> _THE PROBLEM_:
Pick out the lines below that contain the string "Emit" and copy them all.

> _Figure scripts_:
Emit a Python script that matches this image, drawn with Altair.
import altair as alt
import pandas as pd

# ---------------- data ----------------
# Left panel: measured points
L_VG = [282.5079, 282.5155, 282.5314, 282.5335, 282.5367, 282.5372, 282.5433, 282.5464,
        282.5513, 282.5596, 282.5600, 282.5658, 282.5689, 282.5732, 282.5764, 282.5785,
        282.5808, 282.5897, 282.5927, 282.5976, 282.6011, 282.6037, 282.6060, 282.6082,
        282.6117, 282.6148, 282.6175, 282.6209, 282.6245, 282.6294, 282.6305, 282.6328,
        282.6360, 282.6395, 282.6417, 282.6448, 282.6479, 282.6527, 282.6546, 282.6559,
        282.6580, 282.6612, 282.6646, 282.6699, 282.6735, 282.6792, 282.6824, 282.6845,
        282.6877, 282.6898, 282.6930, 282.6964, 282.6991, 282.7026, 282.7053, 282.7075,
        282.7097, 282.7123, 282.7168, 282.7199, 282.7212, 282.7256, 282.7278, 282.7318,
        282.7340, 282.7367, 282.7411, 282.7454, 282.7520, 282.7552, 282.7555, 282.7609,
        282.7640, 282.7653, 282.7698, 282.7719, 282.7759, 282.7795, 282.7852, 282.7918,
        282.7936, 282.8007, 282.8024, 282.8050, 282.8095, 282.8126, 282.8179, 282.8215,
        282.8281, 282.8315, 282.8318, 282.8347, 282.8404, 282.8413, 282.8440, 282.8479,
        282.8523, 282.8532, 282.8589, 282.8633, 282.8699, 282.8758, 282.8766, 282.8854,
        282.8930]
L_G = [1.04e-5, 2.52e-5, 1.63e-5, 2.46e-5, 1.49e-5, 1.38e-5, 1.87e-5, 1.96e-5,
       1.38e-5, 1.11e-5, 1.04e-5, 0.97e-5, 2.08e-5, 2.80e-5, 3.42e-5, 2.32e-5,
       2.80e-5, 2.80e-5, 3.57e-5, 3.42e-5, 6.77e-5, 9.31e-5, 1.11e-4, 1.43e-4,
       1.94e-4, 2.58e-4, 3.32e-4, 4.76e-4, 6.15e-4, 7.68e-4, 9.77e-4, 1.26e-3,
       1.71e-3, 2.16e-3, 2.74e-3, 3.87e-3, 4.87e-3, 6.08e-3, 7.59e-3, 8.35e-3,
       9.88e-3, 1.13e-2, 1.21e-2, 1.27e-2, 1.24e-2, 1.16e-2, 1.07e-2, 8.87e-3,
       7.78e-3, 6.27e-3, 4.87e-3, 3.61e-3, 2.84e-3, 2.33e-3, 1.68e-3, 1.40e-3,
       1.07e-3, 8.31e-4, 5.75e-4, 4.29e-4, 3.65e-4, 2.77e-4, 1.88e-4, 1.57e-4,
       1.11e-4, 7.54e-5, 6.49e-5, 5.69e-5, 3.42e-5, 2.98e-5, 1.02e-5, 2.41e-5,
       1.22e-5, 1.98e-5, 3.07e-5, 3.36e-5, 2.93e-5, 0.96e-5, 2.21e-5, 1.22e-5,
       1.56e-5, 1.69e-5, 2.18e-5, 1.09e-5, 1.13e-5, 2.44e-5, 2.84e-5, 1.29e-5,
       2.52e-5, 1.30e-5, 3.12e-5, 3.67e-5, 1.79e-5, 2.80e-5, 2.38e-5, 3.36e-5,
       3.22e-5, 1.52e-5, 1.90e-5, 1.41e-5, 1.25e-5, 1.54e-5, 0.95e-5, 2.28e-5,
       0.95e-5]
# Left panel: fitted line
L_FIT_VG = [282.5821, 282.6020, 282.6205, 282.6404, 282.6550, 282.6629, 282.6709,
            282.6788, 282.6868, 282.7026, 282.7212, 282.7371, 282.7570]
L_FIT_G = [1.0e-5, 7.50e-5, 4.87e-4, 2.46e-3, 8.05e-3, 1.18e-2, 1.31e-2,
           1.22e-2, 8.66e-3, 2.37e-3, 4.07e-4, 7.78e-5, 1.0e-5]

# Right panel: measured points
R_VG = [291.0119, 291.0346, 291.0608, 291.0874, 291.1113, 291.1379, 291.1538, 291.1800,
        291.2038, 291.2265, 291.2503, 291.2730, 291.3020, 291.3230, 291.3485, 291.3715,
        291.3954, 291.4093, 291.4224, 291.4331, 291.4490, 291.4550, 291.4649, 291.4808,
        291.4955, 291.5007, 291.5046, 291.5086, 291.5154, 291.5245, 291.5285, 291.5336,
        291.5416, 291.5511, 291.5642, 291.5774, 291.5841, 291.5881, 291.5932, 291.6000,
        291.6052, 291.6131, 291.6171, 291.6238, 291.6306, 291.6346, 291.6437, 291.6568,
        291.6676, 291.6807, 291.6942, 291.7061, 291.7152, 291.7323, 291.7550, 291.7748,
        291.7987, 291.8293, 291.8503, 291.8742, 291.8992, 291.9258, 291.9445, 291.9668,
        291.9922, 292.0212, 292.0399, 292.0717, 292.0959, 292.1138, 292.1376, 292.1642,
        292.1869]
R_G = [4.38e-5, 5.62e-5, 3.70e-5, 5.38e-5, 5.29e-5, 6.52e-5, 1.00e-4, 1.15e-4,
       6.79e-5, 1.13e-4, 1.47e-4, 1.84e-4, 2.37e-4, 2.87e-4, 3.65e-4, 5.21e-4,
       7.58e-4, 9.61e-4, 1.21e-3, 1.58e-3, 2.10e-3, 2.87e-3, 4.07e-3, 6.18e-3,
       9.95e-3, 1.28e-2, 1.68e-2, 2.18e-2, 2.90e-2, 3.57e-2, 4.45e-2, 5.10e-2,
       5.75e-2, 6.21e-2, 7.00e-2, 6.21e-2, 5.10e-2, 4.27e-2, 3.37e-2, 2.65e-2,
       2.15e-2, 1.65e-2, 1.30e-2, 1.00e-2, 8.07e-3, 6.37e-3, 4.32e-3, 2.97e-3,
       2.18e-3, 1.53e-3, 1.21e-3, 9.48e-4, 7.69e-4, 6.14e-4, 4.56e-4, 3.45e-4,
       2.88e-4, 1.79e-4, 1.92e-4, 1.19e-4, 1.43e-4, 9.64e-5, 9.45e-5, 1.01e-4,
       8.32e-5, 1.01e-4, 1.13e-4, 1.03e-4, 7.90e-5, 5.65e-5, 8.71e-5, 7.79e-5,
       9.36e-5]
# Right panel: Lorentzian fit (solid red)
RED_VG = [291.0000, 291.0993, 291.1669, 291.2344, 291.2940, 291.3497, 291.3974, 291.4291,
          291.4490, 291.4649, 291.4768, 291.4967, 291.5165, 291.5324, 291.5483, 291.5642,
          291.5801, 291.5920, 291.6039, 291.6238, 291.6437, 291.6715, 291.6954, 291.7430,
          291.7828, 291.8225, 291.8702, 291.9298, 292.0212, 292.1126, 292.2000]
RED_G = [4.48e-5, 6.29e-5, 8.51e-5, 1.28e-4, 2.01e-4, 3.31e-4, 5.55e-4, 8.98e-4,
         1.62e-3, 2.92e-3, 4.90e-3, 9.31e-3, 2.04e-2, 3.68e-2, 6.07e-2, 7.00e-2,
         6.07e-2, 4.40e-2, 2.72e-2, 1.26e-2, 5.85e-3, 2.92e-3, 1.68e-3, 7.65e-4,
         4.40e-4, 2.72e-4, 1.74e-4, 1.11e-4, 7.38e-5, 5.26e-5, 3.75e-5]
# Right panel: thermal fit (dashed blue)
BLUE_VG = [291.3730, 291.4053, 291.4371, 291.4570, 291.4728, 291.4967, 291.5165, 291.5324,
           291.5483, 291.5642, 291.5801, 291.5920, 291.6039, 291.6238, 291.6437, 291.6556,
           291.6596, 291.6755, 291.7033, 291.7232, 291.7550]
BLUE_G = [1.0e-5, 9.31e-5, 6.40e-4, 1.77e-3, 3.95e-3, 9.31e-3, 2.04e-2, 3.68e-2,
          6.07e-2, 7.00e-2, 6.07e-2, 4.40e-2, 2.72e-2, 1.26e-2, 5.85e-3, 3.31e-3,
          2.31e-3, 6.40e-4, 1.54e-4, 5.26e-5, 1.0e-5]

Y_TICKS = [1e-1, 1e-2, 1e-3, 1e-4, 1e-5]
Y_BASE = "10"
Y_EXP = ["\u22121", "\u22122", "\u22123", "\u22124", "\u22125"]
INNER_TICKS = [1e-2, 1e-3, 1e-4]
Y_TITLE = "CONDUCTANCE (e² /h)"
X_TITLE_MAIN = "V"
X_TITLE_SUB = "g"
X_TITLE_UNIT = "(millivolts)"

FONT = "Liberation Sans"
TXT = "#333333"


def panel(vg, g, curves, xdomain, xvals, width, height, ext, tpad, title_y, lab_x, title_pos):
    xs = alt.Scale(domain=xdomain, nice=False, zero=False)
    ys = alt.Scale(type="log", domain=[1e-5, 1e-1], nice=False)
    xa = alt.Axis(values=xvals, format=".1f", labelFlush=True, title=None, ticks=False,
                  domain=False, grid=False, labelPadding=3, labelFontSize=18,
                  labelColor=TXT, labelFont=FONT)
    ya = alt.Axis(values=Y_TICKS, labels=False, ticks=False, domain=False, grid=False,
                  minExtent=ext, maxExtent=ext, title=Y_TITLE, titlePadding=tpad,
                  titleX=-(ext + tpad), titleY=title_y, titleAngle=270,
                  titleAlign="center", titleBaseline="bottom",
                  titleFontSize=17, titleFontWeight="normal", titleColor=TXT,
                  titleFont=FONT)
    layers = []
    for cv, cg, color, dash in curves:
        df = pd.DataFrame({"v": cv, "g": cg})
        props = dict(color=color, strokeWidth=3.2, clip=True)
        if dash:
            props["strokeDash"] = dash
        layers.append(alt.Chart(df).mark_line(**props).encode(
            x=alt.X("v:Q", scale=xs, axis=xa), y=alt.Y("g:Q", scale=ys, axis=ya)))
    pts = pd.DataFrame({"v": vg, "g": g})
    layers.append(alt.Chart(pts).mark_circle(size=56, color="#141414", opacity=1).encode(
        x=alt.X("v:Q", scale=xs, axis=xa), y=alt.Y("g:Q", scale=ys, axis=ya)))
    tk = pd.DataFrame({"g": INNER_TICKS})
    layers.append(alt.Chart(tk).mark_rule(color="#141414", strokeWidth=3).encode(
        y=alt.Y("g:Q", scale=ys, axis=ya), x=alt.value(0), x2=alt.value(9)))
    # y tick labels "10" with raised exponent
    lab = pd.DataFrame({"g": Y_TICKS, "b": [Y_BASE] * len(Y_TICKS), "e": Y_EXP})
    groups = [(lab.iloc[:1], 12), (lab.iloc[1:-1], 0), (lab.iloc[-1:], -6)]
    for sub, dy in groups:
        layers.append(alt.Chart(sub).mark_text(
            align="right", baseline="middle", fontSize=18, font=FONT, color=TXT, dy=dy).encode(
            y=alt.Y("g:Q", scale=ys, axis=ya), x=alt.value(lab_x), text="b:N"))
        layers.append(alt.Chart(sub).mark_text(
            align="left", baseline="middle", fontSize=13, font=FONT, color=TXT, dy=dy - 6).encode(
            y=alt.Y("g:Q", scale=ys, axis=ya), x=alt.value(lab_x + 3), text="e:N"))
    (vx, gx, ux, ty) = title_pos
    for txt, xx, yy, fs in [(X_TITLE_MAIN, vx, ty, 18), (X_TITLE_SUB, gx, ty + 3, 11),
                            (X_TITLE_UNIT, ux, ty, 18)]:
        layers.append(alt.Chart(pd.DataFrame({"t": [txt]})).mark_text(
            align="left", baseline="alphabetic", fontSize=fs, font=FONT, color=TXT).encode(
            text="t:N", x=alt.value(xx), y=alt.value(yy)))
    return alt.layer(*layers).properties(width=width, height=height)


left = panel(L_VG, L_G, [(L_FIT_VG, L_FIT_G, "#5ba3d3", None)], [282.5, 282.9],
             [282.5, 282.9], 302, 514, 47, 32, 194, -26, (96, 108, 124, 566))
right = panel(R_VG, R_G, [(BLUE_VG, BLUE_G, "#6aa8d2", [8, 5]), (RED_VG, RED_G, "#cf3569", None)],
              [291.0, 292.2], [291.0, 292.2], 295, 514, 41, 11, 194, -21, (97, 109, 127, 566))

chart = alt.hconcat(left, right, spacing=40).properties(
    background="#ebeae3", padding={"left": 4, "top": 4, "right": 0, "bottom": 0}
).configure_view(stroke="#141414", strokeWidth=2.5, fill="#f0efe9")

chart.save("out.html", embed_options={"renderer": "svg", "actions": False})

==

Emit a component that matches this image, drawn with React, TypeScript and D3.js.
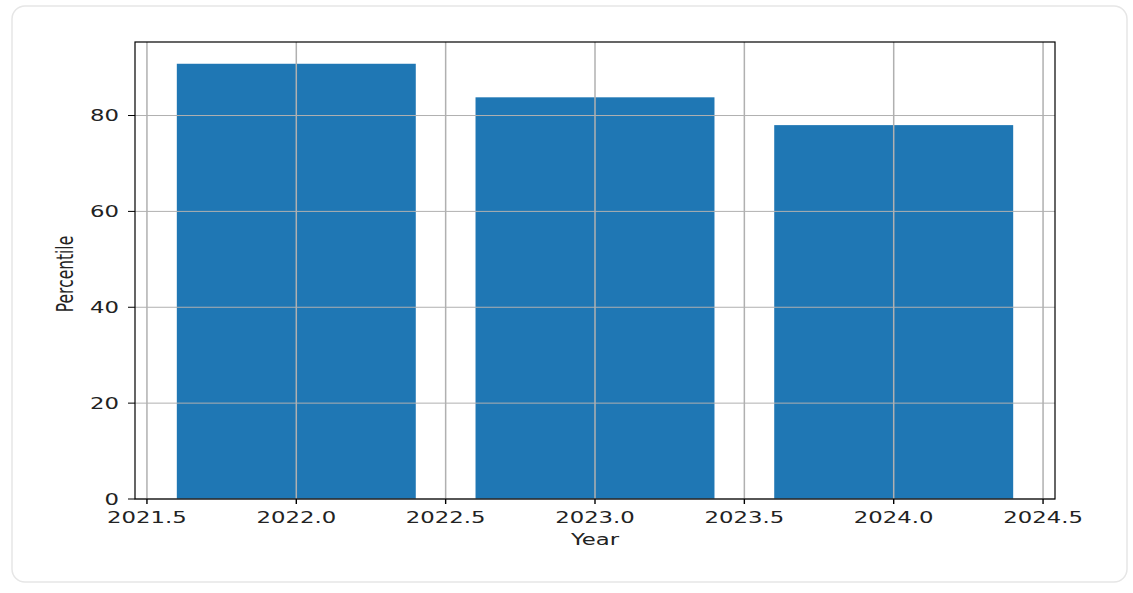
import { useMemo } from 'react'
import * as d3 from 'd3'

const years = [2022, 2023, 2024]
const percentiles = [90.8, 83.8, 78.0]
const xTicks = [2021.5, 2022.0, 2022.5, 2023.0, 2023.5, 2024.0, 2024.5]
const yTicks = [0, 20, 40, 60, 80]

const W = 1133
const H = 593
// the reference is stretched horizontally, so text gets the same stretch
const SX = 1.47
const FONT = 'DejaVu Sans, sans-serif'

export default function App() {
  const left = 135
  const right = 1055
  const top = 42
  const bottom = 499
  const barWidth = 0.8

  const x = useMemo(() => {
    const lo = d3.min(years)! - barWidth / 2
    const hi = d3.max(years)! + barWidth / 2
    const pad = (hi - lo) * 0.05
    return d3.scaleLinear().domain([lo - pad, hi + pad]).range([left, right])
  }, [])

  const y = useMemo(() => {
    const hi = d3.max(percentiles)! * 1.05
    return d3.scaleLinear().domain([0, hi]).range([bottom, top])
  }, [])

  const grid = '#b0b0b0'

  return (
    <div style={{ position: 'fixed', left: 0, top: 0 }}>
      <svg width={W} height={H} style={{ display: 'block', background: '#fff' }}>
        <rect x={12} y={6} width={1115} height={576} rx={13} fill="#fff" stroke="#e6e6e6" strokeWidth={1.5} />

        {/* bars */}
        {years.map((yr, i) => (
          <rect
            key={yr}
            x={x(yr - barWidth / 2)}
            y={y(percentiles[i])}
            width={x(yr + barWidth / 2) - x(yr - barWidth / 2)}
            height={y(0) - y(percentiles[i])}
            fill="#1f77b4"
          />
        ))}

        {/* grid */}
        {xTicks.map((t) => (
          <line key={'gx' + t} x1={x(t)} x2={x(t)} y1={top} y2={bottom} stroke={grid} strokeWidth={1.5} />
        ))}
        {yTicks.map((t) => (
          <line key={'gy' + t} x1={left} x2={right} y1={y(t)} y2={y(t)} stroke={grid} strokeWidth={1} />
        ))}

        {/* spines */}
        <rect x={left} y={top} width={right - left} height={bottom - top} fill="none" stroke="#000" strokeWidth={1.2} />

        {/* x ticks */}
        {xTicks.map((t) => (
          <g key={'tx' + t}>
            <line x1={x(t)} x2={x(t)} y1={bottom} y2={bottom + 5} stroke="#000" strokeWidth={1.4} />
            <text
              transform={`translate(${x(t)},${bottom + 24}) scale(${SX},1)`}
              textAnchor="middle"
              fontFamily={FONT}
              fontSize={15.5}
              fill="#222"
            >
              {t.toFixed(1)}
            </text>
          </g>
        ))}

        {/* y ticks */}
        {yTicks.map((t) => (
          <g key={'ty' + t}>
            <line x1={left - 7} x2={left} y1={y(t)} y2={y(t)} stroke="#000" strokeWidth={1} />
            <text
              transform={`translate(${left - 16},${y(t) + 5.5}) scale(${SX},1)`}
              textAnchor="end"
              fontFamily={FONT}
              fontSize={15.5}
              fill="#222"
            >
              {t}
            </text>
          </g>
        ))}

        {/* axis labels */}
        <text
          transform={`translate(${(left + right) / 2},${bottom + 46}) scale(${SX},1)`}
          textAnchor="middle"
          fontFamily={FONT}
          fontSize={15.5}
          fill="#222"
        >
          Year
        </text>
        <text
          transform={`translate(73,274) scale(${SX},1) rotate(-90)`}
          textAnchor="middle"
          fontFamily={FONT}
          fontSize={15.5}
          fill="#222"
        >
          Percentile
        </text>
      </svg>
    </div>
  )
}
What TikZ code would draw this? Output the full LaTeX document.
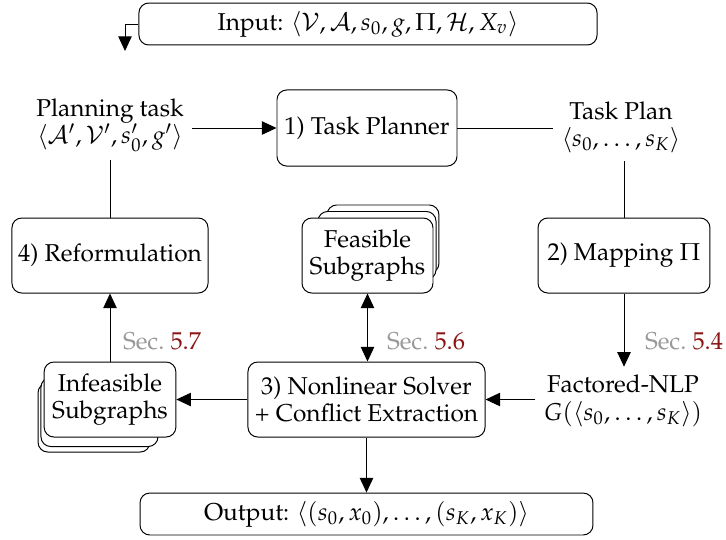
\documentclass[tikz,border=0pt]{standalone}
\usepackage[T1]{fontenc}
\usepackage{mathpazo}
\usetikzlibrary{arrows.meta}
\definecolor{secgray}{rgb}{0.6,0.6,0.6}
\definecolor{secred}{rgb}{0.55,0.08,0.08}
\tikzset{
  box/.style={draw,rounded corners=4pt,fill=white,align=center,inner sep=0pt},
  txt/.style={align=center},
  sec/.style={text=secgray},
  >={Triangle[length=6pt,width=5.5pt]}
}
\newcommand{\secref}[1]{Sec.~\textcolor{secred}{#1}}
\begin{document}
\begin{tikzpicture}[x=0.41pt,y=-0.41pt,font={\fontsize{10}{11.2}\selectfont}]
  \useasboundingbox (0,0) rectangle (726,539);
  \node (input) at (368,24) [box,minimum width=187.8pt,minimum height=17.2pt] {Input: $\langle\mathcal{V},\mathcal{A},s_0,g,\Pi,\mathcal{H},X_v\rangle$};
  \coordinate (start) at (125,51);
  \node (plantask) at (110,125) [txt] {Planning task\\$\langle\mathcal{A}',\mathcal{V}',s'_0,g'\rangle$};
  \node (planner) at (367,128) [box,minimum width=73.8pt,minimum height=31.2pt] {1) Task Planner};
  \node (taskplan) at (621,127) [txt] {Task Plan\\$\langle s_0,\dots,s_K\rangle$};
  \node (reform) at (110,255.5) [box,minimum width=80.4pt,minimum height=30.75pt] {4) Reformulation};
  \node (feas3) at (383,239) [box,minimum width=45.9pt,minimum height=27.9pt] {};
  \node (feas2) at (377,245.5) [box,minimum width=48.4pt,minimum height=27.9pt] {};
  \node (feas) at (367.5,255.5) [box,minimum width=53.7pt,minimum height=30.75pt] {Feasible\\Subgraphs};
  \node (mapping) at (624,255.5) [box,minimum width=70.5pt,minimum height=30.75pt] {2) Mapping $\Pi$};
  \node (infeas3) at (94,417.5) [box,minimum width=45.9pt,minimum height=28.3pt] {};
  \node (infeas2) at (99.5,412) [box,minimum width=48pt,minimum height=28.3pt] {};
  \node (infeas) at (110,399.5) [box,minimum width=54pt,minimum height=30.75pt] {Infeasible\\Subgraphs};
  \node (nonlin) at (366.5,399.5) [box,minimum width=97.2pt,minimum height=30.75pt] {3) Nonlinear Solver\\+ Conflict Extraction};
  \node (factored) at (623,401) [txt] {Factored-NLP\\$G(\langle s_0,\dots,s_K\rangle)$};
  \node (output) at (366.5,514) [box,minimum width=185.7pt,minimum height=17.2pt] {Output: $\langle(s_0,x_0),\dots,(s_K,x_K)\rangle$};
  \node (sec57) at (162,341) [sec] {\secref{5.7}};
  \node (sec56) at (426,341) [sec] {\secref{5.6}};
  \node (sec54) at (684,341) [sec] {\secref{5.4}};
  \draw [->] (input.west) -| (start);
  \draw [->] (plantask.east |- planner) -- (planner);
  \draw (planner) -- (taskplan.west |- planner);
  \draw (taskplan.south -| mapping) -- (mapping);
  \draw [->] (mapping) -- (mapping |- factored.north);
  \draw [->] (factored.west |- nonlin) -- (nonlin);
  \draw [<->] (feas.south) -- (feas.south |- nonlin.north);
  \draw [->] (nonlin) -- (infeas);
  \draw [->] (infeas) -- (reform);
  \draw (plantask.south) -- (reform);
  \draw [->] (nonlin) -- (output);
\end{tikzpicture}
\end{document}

> _EXERCISE OUTPUT_:
Emit a Python script that matches this image, drawn with Altair.
Emit a component that matches this image, drawn with React, TypeScript and D3.js.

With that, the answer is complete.